Nia: That I was able to put it behind me, finally. I had had a pretty melancholy day, and then I would close the computer, walk out of my office, go pick up my daughter, and be fine. Be absolutely fine. It was, I think, a way of finally closing that – metaphor – chapter.
Wendy: Along the way, was there anybody who – well, I don’t know how much you shared about how you were writing it – but I wondered if there was anybody who didn’t want you to write the book?
Nia: No, I didn’t tell very many people that I had a book deal, so I rarely talk about things as I’m writing them. That’s one thing. But the main thing I did with this book was only Ian and one of my representatives read it. I waited until it was printed to give it to anybody because I wanted to write unfettered by concern, critique, anything.
Wendy: That makes sense.
Nia: Yes, I just wanted it to be a pure idea like My Big Fat Greek Wedding was. I wrote and then sold it. But that’s not how it’s done these days. Like I have a movie at Paramount. I told them the idea, they paid me, and now I’m writing it.
Wendy: Oh, okay.
Nia: Yeah, it’s different. Already they’ve given me their thoughts. Ooh, I like this scene. I’m not sure about this character.
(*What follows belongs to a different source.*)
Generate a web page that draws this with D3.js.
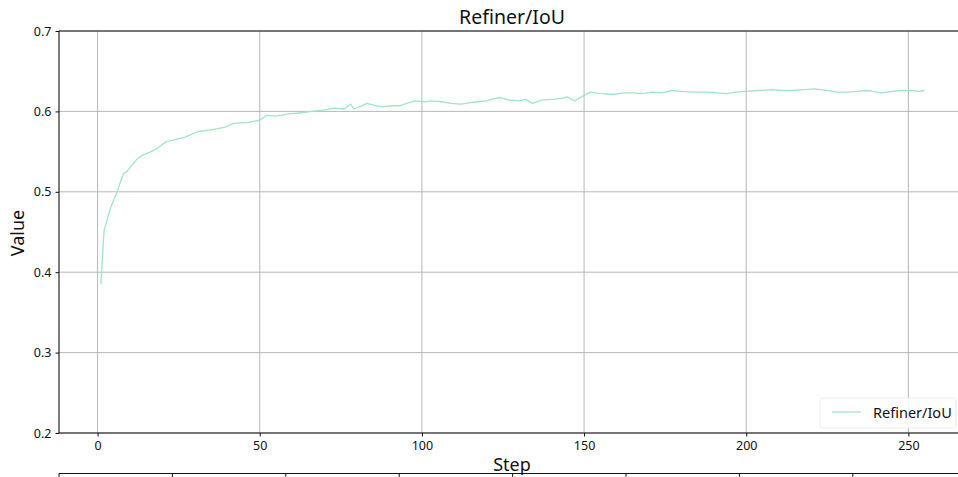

But that’s there perogative.
Nia: Oh, and by the way I will retweet your story, but can you avoid any spoilers in it like my daughter’s name or anything like that?
Wendy: Sure, sure!
Nia: Great, and then send it to me. I’m trying to be more attentive to Twitter during this time and then I’ll try and re-tweet it.
Wendy: Do you think that you’ll ever do a movie about your story?
Nia: We’ve been approached!
Wendy: Oh, that’s wonderful!
Nia: Yeah! I don’t mean the real we, my manager at Paradigm and my manager, Scott, [got] a couple of calls because the reviews have been so good so far that all of a sudden people are like, “What’s this book?” So, yeah!
Wendy: That’s wonderful!
Nia: I’m open to it. We’ll see…I think it makes a better book.
Wendy: That’s great. That’s fantastic. Congratulations!
Wendy: The only other thing I wanted to say was…Do you have a book tour that you are planning as well?
Nia: Yes, it’s a HEAVY book tour. It is New York, New Jersey, Boston, Fort Lauderdale, Greensboro…it’s all over the place. And Los Angeles. Where are you?
Wendy: I’m outside of Detroit, Michigan.
Nia: Okay, I’m not sure if we’re going there this leg or the next leg, but I’ll let you know. I’m going to post the book tour dates very soon as soon as they’re solidified. I have to go because I have to start a live interview at 11:00am.
Wendy: Well, okay, good luck with it and good luck with the book – it’s fantastic and thank you so much for your time!
Nia: Oh, thank you so so much for getting the word out – it’s lovely to speak with you.
Wendy: You, too. Thank you!
Being given the opportunity to read Instant Mom, review it, and speak with Nia Vardalos has really inspired me, and I hope that she inspires you, too!